Girth On Film
April 03, 2007
Where would television be without fat people? How did they fill all those hours on air before they cottoned on to us?
Here in the UK the evil godmother of the genre was Crackpot McKeith, but now the schedule bursts at the seams with shows about fat people. We've had Celebrity Fit Club and The Biggest Loser and casual lipo on Ten Years Younger. There's even been Serious Documentaries like World's Biggest Boy and The 34-Stone Teenager (476lb/216kg).
But now they're getting truly nutty. On Fat Men Can't Hunt a bunch of large folk were dumped in the desert with some Kalahari Bushmen.

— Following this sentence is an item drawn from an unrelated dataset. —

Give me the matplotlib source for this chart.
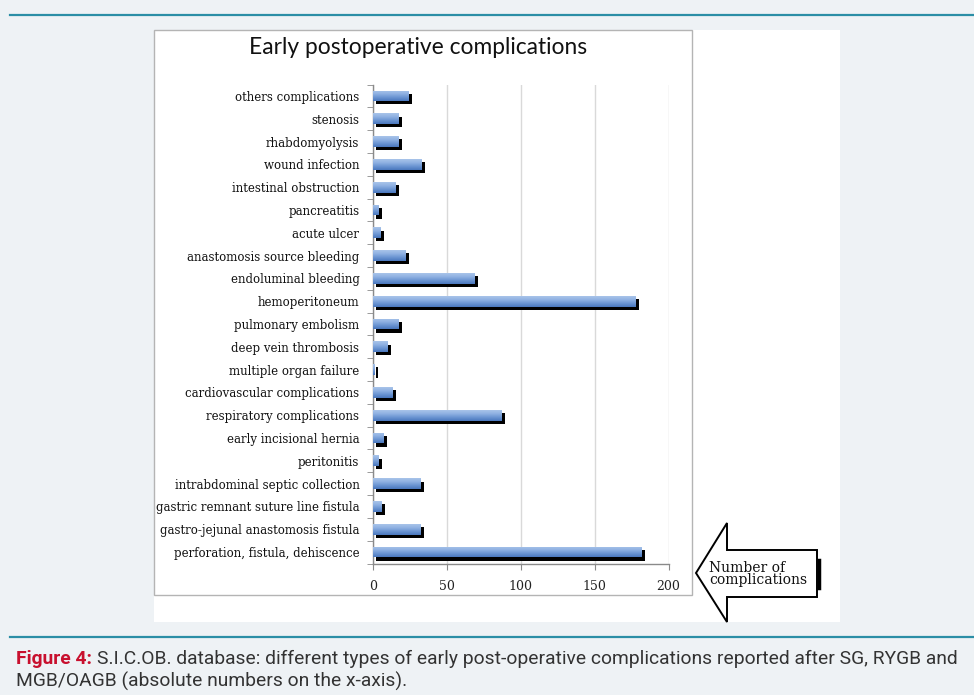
import numpy as np
import matplotlib
matplotlib.use("Agg")
import matplotlib.pyplot as plt
from matplotlib.patches import Rectangle, Polygon
from matplotlib.lines import Line2D
from matplotlib.colors import LinearSegmentedColormap
import matplotlib.patheffects as pe

# data, top to bottom as in the chart
categories = [
    "others complications", "stenosis", "rhabdomyolysis", "wound infection",
    "intestinal obstruction", "pancreatitis", "acute ulcer",
    "anastomosis source bleeding", "endoluminal bleeding", "hemoperitoneum",
    "pulmonary embolism", "deep vein thrombosis", "multiple organ failure",
    "cardiovascular complications", "respiratory complications",
    "early incisional hernia", "peritonitis", "intrabdominal septic collection",
    "gastric remnant suture line fistula", "gastro-jejunal anastomosis fistula",
    "perforation, fistula, dehiscence",
]
counts = [24, 17, 17, 33, 15, 4, 5, 22, 69, 178, 17, 10, 1, 13, 87, 7, 4, 32, 6, 32, 182]
x_ticks = [0, 50, 100, 150, 200]

W, H = 974, 695
BG = "#eef2f5"
TEAL = "#2b8ea6"

fig = plt.figure(figsize=(W / 100, H / 100), dpi=100, facecolor=BG)


def fx(x):
    return x / W


def fy(y):
    return 1 - y / H


def frect(x0, y0, x1, y1, **kw):
    r = Rectangle((fx(x0), fy(y1)), fx(x1) - fx(x0), fy(y0) - fy(y1),
                  transform=fig.transFigure, **kw)
    fig.patches.append(r)
    return r


# page decorations
fig.add_artist(Line2D([fx(10), 1], [fy(15), fy(15)], color=TEAL, lw=1.6,
                      transform=fig.transFigure))
fig.add_artist(Line2D([fx(10), 1], [fy(637), fy(637)], color=TEAL, lw=1.6,
                      transform=fig.transFigure))

# white panel and chart frame
frect(154, 30, 840, 622, facecolor="white", edgecolor="none", zorder=-2)
frect(154, 30, 692, 595, facecolor="none", edgecolor="#b4b4b4", lw=1, zorder=-1)

# axes
ax = fig.add_axes([fx(373.3), fy(563.5), fx(668.5) - fx(373.3), fy(84.5) - fy(563.5)])
ax.set_zorder(2)
ax.set_facecolor("white")
ypos = np.arange(len(categories))
bars = ax.barh(ypos, counts, height=0.47, color="#6f97d3", zorder=3)

cmap = LinearSegmentedColormap.from_list(
    "bar", ["#a9c4ea", "#8fb1e2", "#6a94d2", "#4a77bd"])
grad = np.linspace(0, 1, 64).reshape(-1, 1)
for b in bars:
    b.set_path_effects([pe.SimplePatchShadow(offset=(2.3, -2.3), shadow_rgbFace="black",
                                             alpha=1.0), pe.Normal()])
    x0, y0 = b.get_x(), b.get_y()
    w, h = b.get_width(), b.get_height()
    im = ax.imshow(grad, extent=[x0, x0 + w, y0, y0 + h], aspect="auto",
                   cmap=cmap, origin="lower", zorder=4, interpolation="bilinear")
    im.set_clip_path(b)

ax.set_xlim(0, 200)
ax.set_ylim(len(categories) - 0.5, -0.5)
ax.set_xticks(x_ticks)
ax.set_xticklabels([str(v) for v in x_ticks], family="DejaVu Serif", fontsize=9,
                   color="#222222")
ax.set_yticks(ypos)
ax.set_yticklabels(categories, family="DejaVu Serif", fontsize=8.5, color="#111111")
ax.set_yticks(np.arange(-0.5, len(categories), 1), minor=True)
ax.tick_params(axis="y", which="major", length=0, pad=10)
ax.tick_params(axis="y", which="minor", length=4, color="#8a8a8a", direction="out")
ax.tick_params(axis="x", length=4, color="#8a8a8a", pad=8)
ax.grid(axis="x", color="#d9d9d9", lw=1, zorder=0)
ax.set_axisbelow(True)
for s in ["top", "right"]:
    ax.spines[s].set_visible(False)
for s in ["left", "bottom"]:
    ax.spines[s].set_color("#8a8a8a")
    ax.spines[s].set_linewidth(1)

# title
fig.text(fx(418), fy(47), "Early postoperative complications", family="Lato",
         fontsize=16.4, ha="center", va="center", color="#111111")

# arrow box
arrow_pts = [(696, 573), (727, 523), (727, 550), (817, 550), (817, 597),
             (727, 597), (727, 622)]
poly = Polygon([(fx(x), fy(y)) for x, y in arrow_pts], closed=True,
               transform=fig.transFigure, facecolor="white", edgecolor="black",
               lw=1.4, zorder=5)
fig.patches.append(poly)
fig.add_artist(Line2D([fx(818.5), fx(818.5)], [fy(560), fy(588)], color="black", lw=2.5,
                      transform=fig.transFigure, zorder=6))
fig.text(fx(709), fy(574), "Number of\ncomplications", family="DejaVu Serif",
         fontsize=10, ha="left", va="center", linespacing=0.8, color="#111111",
         zorder=7)

# caption
renderer = fig.canvas.get_renderer()
t1 = fig.text(fx(16), fy(659), "Figure 4:", family="Roboto", weight="bold",
              fontsize=13.9, color="#c8102e", ha="left", va="center")
bb = t1.get_window_extent(renderer)
fig.text(bb.x1 / W + fx(5), fy(659),
         "S.I.C.OB. database: different types of early post-operative complications "
         "reported after SG, RYGB and",
         family="Roboto", fontsize=13.9, color="#333333", ha="left", va="center")
fig.text(fx(16), fy(681), "MGB/OAGB (absolute numbers on the x-axis).",
         family="Roboto", fontsize=13.9, color="#333333", ha="left", va="center")

fig.savefig("out.png", dpi=100, facecolor=BG)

They were filmed all red-faced and grumbling and trying to hunt lions and useless tiny birds. From the website: Isolated in one of the world's harshest environments, will our brave volunteers adapt to their new lifestyle or end up begging to be airlifted to the nearest kebab shop?
They've even diversified into the canine world. Help! My Dog's As Fat As Me takes fat dogs and fat owners and puts them through their paces to see who can lose the most lard and win the prestigious Golden Collar award.
And this week there's a new series starting on Five brilliantly titled, I Know What You Ate Last Summer. It follows six obese British teenagers as they spend two months at a Californian adventure camp.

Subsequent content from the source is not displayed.